◆ To do ◆
Extract the data exactly, missing nothing.
★ ★ ★ ★ ★
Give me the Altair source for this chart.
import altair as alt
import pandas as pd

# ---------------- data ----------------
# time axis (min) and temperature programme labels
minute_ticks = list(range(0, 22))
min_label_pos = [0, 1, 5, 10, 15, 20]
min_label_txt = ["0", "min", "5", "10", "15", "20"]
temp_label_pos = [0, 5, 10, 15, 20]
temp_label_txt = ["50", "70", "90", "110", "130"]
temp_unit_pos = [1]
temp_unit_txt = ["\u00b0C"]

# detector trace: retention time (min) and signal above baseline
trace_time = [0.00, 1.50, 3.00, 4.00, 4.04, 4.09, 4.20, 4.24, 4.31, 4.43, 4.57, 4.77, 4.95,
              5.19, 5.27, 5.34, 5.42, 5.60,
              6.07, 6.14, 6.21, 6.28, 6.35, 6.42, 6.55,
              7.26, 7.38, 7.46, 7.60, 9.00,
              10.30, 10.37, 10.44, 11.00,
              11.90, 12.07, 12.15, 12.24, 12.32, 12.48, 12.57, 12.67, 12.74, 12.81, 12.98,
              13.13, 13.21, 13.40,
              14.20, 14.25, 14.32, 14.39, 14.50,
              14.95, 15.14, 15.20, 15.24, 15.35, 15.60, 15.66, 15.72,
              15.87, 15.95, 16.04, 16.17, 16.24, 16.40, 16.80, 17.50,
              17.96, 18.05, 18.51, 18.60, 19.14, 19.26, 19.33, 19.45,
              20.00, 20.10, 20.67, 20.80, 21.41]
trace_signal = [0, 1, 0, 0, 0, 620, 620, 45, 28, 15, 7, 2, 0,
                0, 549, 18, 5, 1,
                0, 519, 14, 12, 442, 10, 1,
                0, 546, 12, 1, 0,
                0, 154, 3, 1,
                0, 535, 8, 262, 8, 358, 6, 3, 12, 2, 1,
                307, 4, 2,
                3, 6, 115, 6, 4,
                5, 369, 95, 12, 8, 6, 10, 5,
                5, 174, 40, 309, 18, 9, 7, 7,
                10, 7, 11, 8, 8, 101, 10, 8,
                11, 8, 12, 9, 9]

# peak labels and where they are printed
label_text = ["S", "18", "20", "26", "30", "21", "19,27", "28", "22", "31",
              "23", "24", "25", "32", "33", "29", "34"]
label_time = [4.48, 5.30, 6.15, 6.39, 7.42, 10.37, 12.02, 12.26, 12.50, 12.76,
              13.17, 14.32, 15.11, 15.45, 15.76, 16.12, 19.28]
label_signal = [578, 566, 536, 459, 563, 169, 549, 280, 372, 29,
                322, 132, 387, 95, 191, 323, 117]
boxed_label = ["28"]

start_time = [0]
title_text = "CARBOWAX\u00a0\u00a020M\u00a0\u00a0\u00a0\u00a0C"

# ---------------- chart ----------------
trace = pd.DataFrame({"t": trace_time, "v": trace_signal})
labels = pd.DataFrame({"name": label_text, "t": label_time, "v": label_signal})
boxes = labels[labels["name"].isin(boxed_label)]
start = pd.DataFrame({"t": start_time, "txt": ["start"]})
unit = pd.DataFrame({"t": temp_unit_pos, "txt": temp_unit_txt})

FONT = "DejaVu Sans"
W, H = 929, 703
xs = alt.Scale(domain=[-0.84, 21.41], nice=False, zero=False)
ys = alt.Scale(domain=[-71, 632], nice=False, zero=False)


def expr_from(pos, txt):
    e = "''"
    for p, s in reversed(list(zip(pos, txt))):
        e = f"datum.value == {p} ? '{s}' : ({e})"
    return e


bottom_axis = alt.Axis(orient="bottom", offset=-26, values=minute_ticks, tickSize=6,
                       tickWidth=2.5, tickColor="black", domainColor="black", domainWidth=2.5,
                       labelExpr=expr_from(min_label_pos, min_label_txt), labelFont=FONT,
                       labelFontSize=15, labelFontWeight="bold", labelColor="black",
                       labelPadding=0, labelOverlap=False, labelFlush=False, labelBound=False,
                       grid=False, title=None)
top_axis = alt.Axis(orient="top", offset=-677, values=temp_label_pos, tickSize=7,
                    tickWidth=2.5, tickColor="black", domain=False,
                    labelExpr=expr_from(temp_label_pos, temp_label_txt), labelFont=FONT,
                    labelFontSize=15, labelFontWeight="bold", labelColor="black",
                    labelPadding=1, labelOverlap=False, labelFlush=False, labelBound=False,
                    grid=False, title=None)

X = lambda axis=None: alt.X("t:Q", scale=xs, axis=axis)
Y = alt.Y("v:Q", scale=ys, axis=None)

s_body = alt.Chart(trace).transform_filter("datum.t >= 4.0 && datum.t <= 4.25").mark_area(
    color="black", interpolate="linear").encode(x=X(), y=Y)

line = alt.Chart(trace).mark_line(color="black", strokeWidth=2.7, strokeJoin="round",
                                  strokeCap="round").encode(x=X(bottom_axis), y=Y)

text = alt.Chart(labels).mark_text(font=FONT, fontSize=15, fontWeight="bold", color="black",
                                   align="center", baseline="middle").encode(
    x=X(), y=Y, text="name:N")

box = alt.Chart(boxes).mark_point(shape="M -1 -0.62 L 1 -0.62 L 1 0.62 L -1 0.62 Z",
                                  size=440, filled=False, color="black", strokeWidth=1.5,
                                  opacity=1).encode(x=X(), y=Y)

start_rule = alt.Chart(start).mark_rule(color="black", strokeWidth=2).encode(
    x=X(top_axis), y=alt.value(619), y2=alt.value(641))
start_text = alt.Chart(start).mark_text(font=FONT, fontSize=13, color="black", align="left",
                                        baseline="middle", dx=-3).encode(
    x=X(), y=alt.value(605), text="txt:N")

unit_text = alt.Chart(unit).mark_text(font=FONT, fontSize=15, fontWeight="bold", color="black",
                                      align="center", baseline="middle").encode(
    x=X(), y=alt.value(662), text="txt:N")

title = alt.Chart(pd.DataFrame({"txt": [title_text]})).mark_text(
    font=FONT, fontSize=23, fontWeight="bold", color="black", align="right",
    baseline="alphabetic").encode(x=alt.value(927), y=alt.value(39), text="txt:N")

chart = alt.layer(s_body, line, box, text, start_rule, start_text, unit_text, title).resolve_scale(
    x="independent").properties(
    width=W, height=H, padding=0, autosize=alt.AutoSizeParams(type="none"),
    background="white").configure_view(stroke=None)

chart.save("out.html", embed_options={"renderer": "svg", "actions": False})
★ ★ ★ ★ ★
◆ Response to this exercise ◆
Give me the Altair source for this chart.
import altair as alt
import pandas as pd

# ---------------- data ----------------
# time axis (min) and temperature programme labels
minute_ticks = list(range(0, 22))
min_label_pos = [0, 1, 5, 10, 15, 20]
min_label_txt = ["0", "min", "5", "10", "15", "20"]
temp_label_pos = [0, 5, 10, 15, 20]
temp_label_txt = ["50", "70", "90", "110", "130"]
temp_unit_pos = [1]
temp_unit_txt = ["\u00b0C"]

# detector trace: retention time (min) and signal above baseline
trace_time = [0.00, 1.50, 3.00, 4.00, 4.04, 4.09, 4.20, 4.24, 4.31, 4.43, 4.57, 4.77, 4.95,
              5.19, 5.27, 5.34, 5.42, 5.60,
              6.07, 6.14, 6.21, 6.28, 6.35, 6.42, 6.55,
              7.26, 7.38, 7.46, 7.60, 9.00,
              10.30, 10.37, 10.44, 11.00,
              11.90, 12.07, 12.15, 12.24, 12.32, 12.48, 12.57, 12.67, 12.74, 12.81, 12.98,
              13.13, 13.21, 13.40,
              14.20, 14.25, 14.32, 14.39, 14.50,
              14.95, 15.14, 15.20, 15.24, 15.35, 15.60, 15.66, 15.72,
              15.87, 15.95, 16.04, 16.17, 16.24, 16.40, 16.80, 17.50,
              17.96, 18.05, 18.51, 18.60, 19.14, 19.26, 19.33, 19.45,
              20.00, 20.10, 20.67, 20.80, 21.41]
trace_signal = [0, 1, 0, 0, 0, 620, 620, 45, 28, 15, 7, 2, 0,
                0, 549, 18, 5, 1,
                0, 519, 14, 12, 442, 10, 1,
                0, 546, 12, 1, 0,
                0, 154, 3, 1,
                0, 535, 8, 262, 8, 358, 6, 3, 12, 2, 1,
                307, 4, 2,
                3, 6, 115, 6, 4,
                5, 369, 95, 12, 8, 6, 10, 5,
                5, 174, 40, 309, 18, 9, 7, 7,
                10, 7, 11, 8, 8, 101, 10, 8,
                11, 8, 12, 9, 9]

# peak labels and where they are printed
label_text = ["S", "18", "20", "26", "30", "21", "19,27", "28", "22", "31",
              "23", "24", "25", "32", "33", "29", "34"]
label_time = [4.48, 5.30, 6.15, 6.39, 7.42, 10.37, 12.02, 12.26, 12.50, 12.76,
              13.17, 14.32, 15.11, 15.45, 15.76, 16.12, 19.28]
label_signal = [578, 566, 536, 459, 563, 169, 549, 280, 372, 29,
                322, 132, 387, 95, 191, 323, 117]
boxed_label = ["28"]

start_time = [0]
title_text = "CARBOWAX\u00a0\u00a020M\u00a0\u00a0\u00a0\u00a0C"

# ---------------- chart ----------------
trace = pd.DataFrame({"t": trace_time, "v": trace_signal})
labels = pd.DataFrame({"name": label_text, "t": label_time, "v": label_signal})
boxes = labels[labels["name"].isin(boxed_label)]
start = pd.DataFrame({"t": start_time, "txt": ["start"]})
unit = pd.DataFrame({"t": temp_unit_pos, "txt": temp_unit_txt})

FONT = "DejaVu Sans"
W, H = 929, 703
xs = alt.Scale(domain=[-0.84, 21.41], nice=False, zero=False)
ys = alt.Scale(domain=[-71, 632], nice=False, zero=False)


def expr_from(pos, txt):
    e = "''"
    for p, s in reversed(list(zip(pos, txt))):
        e = f"datum.value == {p} ? '{s}' : ({e})"
    return e


bottom_axis = alt.Axis(orient="bottom", offset=-26, values=minute_ticks, tickSize=6,
                       tickWidth=2.5, tickColor="black", domainColor="black", domainWidth=2.5,
                       labelExpr=expr_from(min_label_pos, min_label_txt), labelFont=FONT,
                       labelFontSize=15, labelFontWeight="bold", labelColor="black",
                       labelPadding=0, labelOverlap=False, labelFlush=False, labelBound=False,
                       grid=False, title=None)
top_axis = alt.Axis(orient="top", offset=-677, values=temp_label_pos, tickSize=7,
                    tickWidth=2.5, tickColor="black", domain=False,
                    labelExpr=expr_from(temp_label_pos, temp_label_txt), labelFont=FONT,
                    labelFontSize=15, labelFontWeight="bold", labelColor="black",
                    labelPadding=1, labelOverlap=False, labelFlush=False, labelBound=False,
                    grid=False, title=None)

X = lambda axis=None: alt.X("t:Q", scale=xs, axis=axis)
Y = alt.Y("v:Q", scale=ys, axis=None)

s_body = alt.Chart(trace).transform_filter("datum.t >= 4.0 && datum.t <= 4.25").mark_area(
    color="black", interpolate="linear").encode(x=X(), y=Y)

line = alt.Chart(trace).mark_line(color="black", strokeWidth=2.7, strokeJoin="round",
                                  strokeCap="round").encode(x=X(bottom_axis), y=Y)

text = alt.Chart(labels).mark_text(font=FONT, fontSize=15, fontWeight="bold", color="black",
                                   align="center", baseline="middle").encode(
    x=X(), y=Y, text="name:N")

box = alt.Chart(boxes).mark_point(shape="M -1 -0.62 L 1 -0.62 L 1 0.62 L -1 0.62 Z",
                                  size=440, filled=False, color="black", strokeWidth=1.5,
                                  opacity=1).encode(x=X(), y=Y)

start_rule = alt.Chart(start).mark_rule(color="black", strokeWidth=2).encode(
    x=X(top_axis), y=alt.value(619), y2=alt.value(641))
start_text = alt.Chart(start).mark_text(font=FONT, fontSize=13, color="black", align="left",
                                        baseline="middle", dx=-3).encode(
    x=X(), y=alt.value(605), text="txt:N")

unit_text = alt.Chart(unit).mark_text(font=FONT, fontSize=15, fontWeight="bold", color="black",
                                      align="center", baseline="middle").encode(
    x=X(), y=alt.value(662), text="txt:N")

title = alt.Chart(pd.DataFrame({"txt": [title_text]})).mark_text(
    font=FONT, fontSize=23, fontWeight="bold", color="black", align="right",
    baseline="alphabetic").encode(x=alt.value(927), y=alt.value(39), text="txt:N")

chart = alt.layer(s_body, line, box, text, start_rule, start_text, unit_text, title).resolve_scale(
    x="independent").properties(
    width=W, height=H, padding=0, autosize=alt.AutoSizeParams(type="none"),
    background="white").configure_view(stroke=None)

chart.save("out.html", embed_options={"renderer": "svg", "actions": False})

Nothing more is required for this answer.